EAST LIVERPOOL - People who only know Jerry Springer from his nationally syndicated talk show and other television appearances would likely have been surprised by the man who spoke at a rally and fundraiser for the Columbiana County Democratic Party Friday evening at the East Liverpool Motor Lodge.
Springer was very serious indeed when discussing the Supreme Court's upholding of the Patient Protection and Affordable Health Care Act, also known as Obamacare. He commended President Barack Obama for ignoring those within the Democratic Party who warned of a political price that may be extracted in November.

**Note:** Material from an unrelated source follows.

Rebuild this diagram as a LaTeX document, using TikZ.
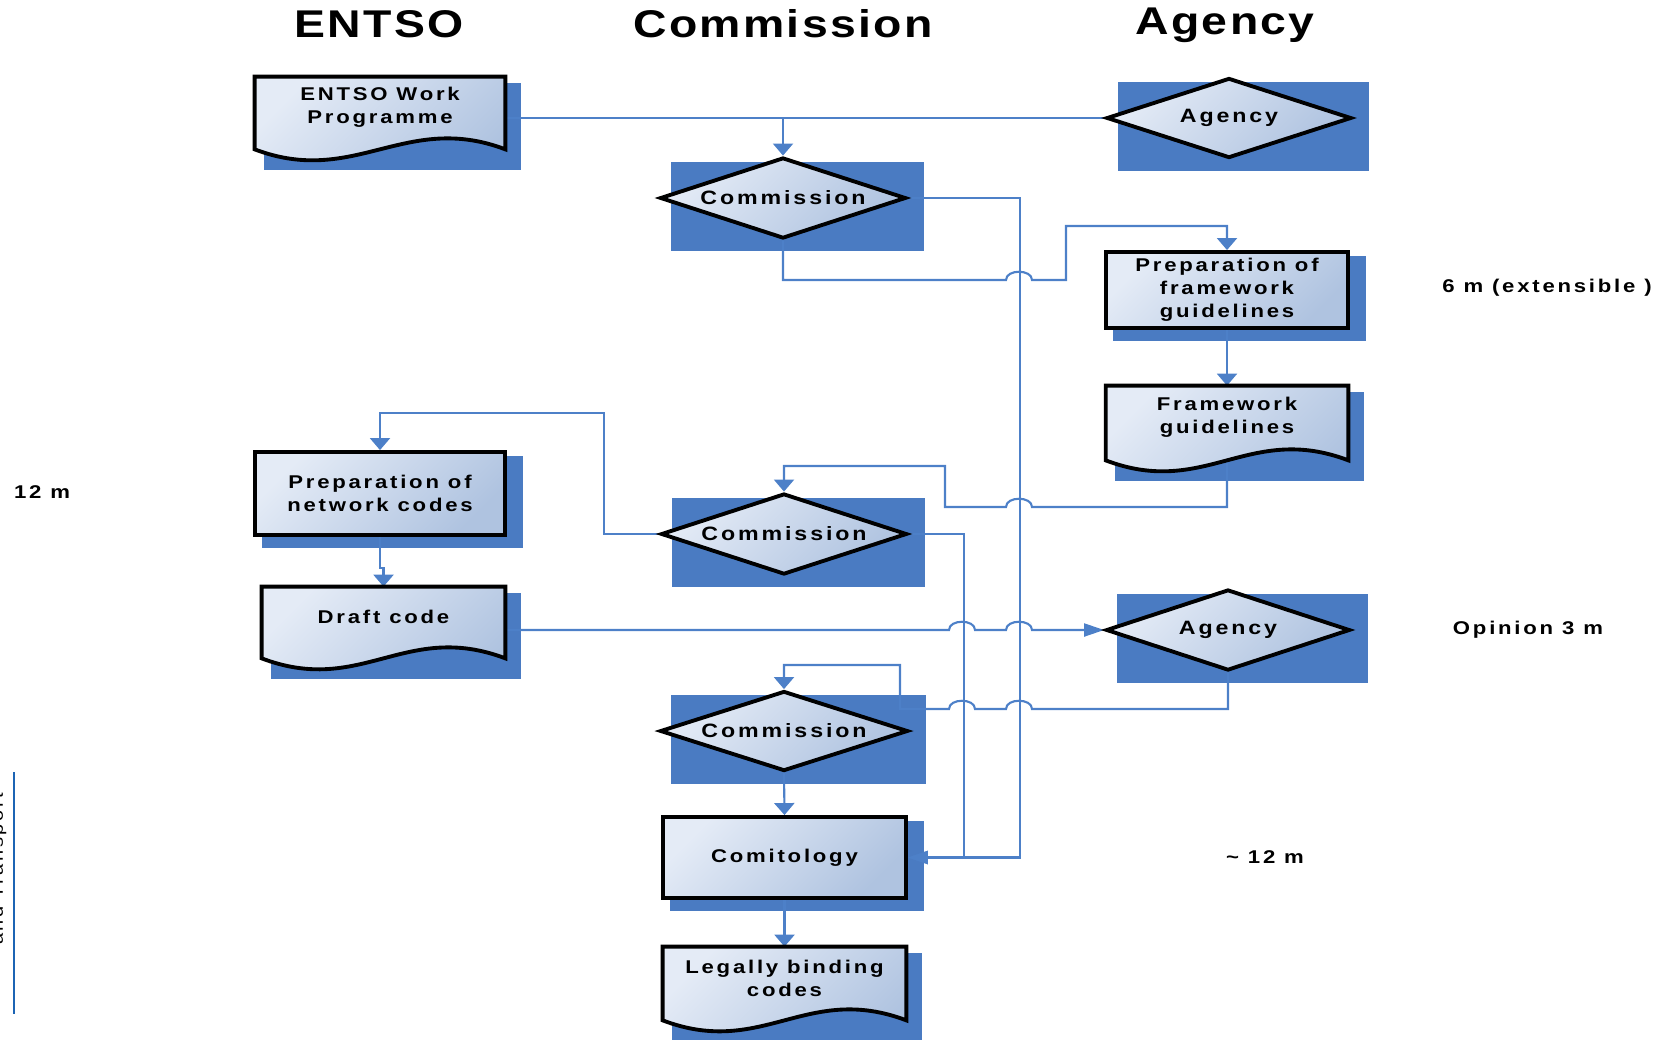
\documentclass[tikz,border=0pt]{standalone}
\usepackage{fontspec}
\setmainfont{Liberation Sans}
\newfontfamily\boxfont{Liberation Sans}[FakeStretch=1.2, LetterSpace=15]
\newfontfamily\headfont{Liberation Sans}[FakeStretch=1.2, LetterSpace=6]
\usepackage{tikz}
\usetikzlibrary{arrows.meta,shapes.geometric,positioning,calc}
\definecolor{shadowblue}{HTML}{4A7BC2}
\definecolor{linkblue}{HTML}{4D80C8}
\definecolor{boxlight}{HTML}{E4EBF6}
\definecolor{boxdark}{HTML}{AFC3E0}
\definecolor{barblue}{HTML}{1C64B4}

\pgfdeclarelayer{shadows}
\pgfdeclarelayer{links}
\pgfdeclarelayer{docs}
\pgfsetlayers{shadows,links,docs,main}

% blue block behind a box, shifted down and right
\newcommand{\boxshadow}[3][11]{\fill[shadowblue] ($(#2.west |- #2.north)+(#3,6)$) rectangle ($(#2.east |- #2.south)+(16,#1)$);}
% frame of a document box, wavy at the bottom
\newcommand{\docoutline}[1]{\path[docfill] (#1.north west) -- (#1.north east) -- ([yshift=-0.22cm]#1.south east) .. controls +(-100,-38) and +(100,38) .. ([yshift=-0.22cm]#1.south west) -- cycle;}

\begin{document}
\begin{tikzpicture}
[x=0.02cm, y=-0.02cm,
% STYLES
% The heading style is used for the three columns
heading/.style={font=\headfont\bfseries\fontsize{22}{26}\selectfont, inner sep=0pt, anchor=base},
% The procbox style is used for the steps with a plain frame
procbox/.style={rectangle, draw, line width=2.2pt, top color=boxlight, bottom color=boxdark, shading angle=45, inner sep=0pt, align=center, font=\boxfont\bfseries\fontsize{10.5}{13}\selectfont},
% The decision style is used for the bodies that decide
decision/.style={procbox, diamond, aspect=3, minimum width=4.92cm, minimum height=1.62cm, font=\boxfont\bfseries\fontsize{11}{13}\selectfont},
% The docbox style only holds the text, the frame comes from \docoutline
docbox/.style={rectangle, inner sep=0pt, align=center, font=\boxfont\bfseries\fontsize{10.5}{13}\selectfont},
docfill/.style={draw, line width=2.2pt, top color=boxlight, bottom color=boxdark, shading angle=45},
% The note style is used for the durations
note/.style={font=\boxfont\bfseries\fontsize{10.5}{13}\selectfont, inner sep=0pt},
link/.style={draw=linkblue, line width=1.2pt},
arrow/.style={link, -{Triangle[length=0.24cm, width=0.4cm]}},
longarrow/.style={link, -{Triangle[length=0.4cm, width=0.26cm]}}]

\useasboundingbox (0,0) rectangle (1673,1039);

% Draw headings
\node [heading] (hentso) at (379,37) {ENTSO};
\node [heading] (hcom) at (783,37) {Commission};
\node [heading] (hagency) at (1225,34) {Agency};

% Draw steps
\node [docbox, minimum width=5cm, minimum height=1.22cm] (ewp) at (380,107.5) {ENTSO Work\\Programme};
\node [decision, minimum width=4.9cm, minimum height=1.6cm] (agA) at (1229,118) {Agency};
\node [decision] (comA) at (783,198) {Commission};
\node [procbox, minimum width=4.84cm, minimum height=1.52cm] (prepfw) at (1227,290) {Preparation of\\framework\\guidelines};
\node [docbox, minimum width=4.84cm, minimum height=1.26cm] (fwg) at (1227,417.5) {Framework\\guidelines};
\node [procbox, minimum width=5cm, minimum height=1.66cm] (prepnc) at (380,493.5) {Preparation of\\network codes};
\node [decision] (comB) at (784,534) {Commission};
\node [docbox, minimum width=4.86cm, minimum height=1.2cm] (draft) at (383.5,617) {Draft code};
\node [decision, minimum width=4.88cm] (agB) at (1228,630) {Agency};
\node [decision, minimum width=4.96cm, minimum height=1.6cm] (comC) at (784,731) {Commission};
\node [procbox, minimum width=4.86cm, minimum height=1.62cm] (comit) at (784.5,857.5) {Comitology};
\node [docbox, minimum width=4.86cm, minimum height=1.24cm] (legal) at (784.5,978) {Legally binding\\codes};

% Durations
\node [note] (t12) at (42,492) {12 m};
\node [note] (tsix) at (1547,288) {6 m (extensible )};
\node [note] (topinion) at (1528,630) {Opinion 3 m};
\node [note] (tcomit) at (1265,857) {\textasciitilde\ 12 m};

% margin of the page
\draw [barblue, line width=0.06cm] (14,772) -- (14,1014);
\node [rotate=90, anchor=base west, inner sep=0pt, font=\boxfont\fontsize{9.5}{11}\selectfont] (side) at (3,945) {and Transport};

\begin{pgfonlayer}{docs}
\foreach \n in {ewp,fwg,draft,legal} {\docoutline{\n}}
\end{pgfonlayer}

\begin{pgfonlayer}{shadows}
\foreach \n in {agA,comA,comB,agB,comC} {\boxshadow{\n}{13}}
\foreach \n in {prepfw,prepnc,comit} {\boxshadow{\n}{9}}
\foreach \n in {ewp,fwg,draft,legal} {\boxshadow[32]{\n}{9}}
\end{pgfonlayer}

% Draw the links
\begin{pgfonlayer}{links}
\draw [link] (ewp.east |- agA.west) -- (agA.west);
\draw [arrow] (comA.north |- agA.west) -- (comA.north);
\draw [longarrow] (comA.east) -- ++(112,0) |- (comit.east);
\draw [arrow] (comA.south) |- (1006,280) .. controls +(0,-11) and +(0,-11) .. (1032,280) -| (1066,226) -| (prepfw.north);
\draw [arrow] (prepfw.south) -- (fwg.north);
\draw [arrow] ([yshift=-0.22cm]fwg.south) |- (1032,507) .. controls +(0,-11) and +(0,-11) .. (1006,507) -| (945,466) -| (comB.north);
\draw [arrow] (comB.west) -| (604,413) -| (prepnc.north);
\draw [arrow] (prepnc.south) -- ++(0,31) -| (draft.north);
\draw [longarrow] (comB.east) -- ++(55,0) |- (comit.east);
\draw [longarrow] (draft.east |- agB.west) -- (949,630) .. controls +(0,-11) and +(0,-11) .. (975,630) -- (1006,630) .. controls +(0,-11) and +(0,-11) .. (1032,630) -- (agB.west);
\draw [arrow] (agB.south) |- (1032,709) .. controls +(0,-11) and +(0,-11) .. (1006,709) -- (975,709) .. controls +(0,-11) and +(0,-11) .. (949,709) -| (900,665) -| (comC.north);
\draw [arrow] (comC.south) -- (comit.north);
\draw [arrow] (comit.south) -- (legal.north);
\end{pgfonlayer}

\end{tikzpicture}
\end{document}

"It is the decent, human thing to do, and we as Americans should all be supportive of it," he said. Putting a human dimension on the question, Springer said, "Everybody in this country, unless you're super rich, is one diagnosis away from a pre-existing condition. Everyone is one disease away from bankruptcy."
Nine-year-old Casey Johnson of Salem, far left, poses for a picture with Jerry Springer at the Get Out and Vote Rally at East Liverpool Motor Lodge.
He contrasted what he characterized the top achievement of the Obama Administration with Republican presidential candidate Mitt Romney and other Republicans' vow to overturn the law at the first opportunity. "Forget politics," he said. "Just as a human being, how do you go home and say, 'Boy, I'm so proud! Today, I took this health insurance away from people!'"
Springer also pointed out that every member of Congress, including those who opposed the law, has free government-provided health care at taxpayer cost. "How dare they use our tax dollars to take care of their families, and then say to 30 million Americans [without health insurance], '(Forget) you.'"
Springer, referencing recent opinion polls, believes that it will be a very tight race for Democrats in November, but gives a slim advantage to the president on the basis that, as the months pass, people will be less likely to vote for candidates who have pledged to rescind a law that provides them with health coverage that they may not have been eligible for previously. "I think that, in the end, will be the deciding factor," he said.
Dennis Johnson, chairman of the Columbiana County Democratic Party, said that people hear his name and think immediately of his TV show, but that when it comes to politics, he is a serious and passionate person. "He knows Ohio, and I'm very honored that he's come in," he said. "He knows the issues, knows what we're up against, but we're thrilled that he's here."
Springer, who describes himself as a lifelong Democrat, served as mayor of Cincinnati and on city council in the 1970s, with unsuccessful bids for Congress in 1970 and for the Democratic nomination for governor in 1982. Since then, his zeal for politics remains, as the East Liverpool appearance is one of many he will make around the country in support of local Democratic parties and issues.
Springer said that his celebrity image has never harmed his ability to express his political message. In fact, he asserted that it has only helped his efforts.
"It gives me notoriety, which is why I get invited to these things in the first place," he said. "When you talk politics, it gets serious. If they didn't take me seriously, they wouldn't invite me."